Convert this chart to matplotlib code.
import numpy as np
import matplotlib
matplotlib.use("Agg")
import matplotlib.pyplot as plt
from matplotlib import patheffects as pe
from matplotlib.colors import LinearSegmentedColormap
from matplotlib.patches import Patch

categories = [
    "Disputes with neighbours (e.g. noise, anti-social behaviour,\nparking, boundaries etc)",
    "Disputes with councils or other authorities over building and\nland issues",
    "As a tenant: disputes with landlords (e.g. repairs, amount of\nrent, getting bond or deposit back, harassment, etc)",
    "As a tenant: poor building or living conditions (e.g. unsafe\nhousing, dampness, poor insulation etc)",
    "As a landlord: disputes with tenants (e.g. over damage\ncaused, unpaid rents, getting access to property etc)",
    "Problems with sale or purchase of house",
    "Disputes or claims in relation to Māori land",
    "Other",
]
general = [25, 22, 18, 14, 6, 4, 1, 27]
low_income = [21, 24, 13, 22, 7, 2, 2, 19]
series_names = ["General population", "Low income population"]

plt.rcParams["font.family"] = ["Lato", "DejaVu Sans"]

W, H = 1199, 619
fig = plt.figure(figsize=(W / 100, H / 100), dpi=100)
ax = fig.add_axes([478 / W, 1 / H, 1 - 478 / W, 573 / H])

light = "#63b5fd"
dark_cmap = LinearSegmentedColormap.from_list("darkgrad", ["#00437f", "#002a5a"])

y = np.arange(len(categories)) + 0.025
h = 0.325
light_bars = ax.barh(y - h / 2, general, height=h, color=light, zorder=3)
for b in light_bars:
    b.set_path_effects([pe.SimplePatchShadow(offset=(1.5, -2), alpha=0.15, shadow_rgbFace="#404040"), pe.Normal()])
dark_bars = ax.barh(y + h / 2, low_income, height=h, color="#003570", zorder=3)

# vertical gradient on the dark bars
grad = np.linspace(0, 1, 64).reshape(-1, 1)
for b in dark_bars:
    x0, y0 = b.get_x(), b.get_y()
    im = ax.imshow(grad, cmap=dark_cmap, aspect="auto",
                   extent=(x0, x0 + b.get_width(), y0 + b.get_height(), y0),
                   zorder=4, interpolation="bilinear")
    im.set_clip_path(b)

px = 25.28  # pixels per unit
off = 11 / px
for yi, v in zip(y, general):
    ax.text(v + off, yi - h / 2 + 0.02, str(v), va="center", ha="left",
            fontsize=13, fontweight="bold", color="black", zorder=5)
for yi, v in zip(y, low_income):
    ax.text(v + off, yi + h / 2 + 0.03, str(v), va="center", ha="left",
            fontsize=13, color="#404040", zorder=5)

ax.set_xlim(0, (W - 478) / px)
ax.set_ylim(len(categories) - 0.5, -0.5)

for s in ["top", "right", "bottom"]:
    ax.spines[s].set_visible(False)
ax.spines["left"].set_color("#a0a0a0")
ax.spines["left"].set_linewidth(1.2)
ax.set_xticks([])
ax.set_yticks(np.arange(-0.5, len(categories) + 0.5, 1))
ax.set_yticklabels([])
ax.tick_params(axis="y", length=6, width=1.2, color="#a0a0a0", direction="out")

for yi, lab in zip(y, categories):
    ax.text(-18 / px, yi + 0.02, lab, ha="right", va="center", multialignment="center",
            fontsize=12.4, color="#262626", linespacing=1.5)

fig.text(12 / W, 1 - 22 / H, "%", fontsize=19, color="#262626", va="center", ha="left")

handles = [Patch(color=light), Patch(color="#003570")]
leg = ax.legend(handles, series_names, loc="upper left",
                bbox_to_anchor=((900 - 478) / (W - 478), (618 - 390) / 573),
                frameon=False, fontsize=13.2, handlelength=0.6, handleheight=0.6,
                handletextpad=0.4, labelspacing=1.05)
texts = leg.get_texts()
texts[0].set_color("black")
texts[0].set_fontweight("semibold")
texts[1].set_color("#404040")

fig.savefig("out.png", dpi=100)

------------------------------

*Stated goal:*
Starting at the first line of the material above, reproduce each line exactly up to and including the line with "from matplotlib.patches import Patch".

*Complete output:*
Convert this chart to matplotlib code.
import numpy as np
import matplotlib
matplotlib.use("Agg")
import matplotlib.pyplot as plt
from matplotlib import patheffects as pe
from matplotlib.colors import LinearSegmentedColormap
from matplotlib.patches import Patch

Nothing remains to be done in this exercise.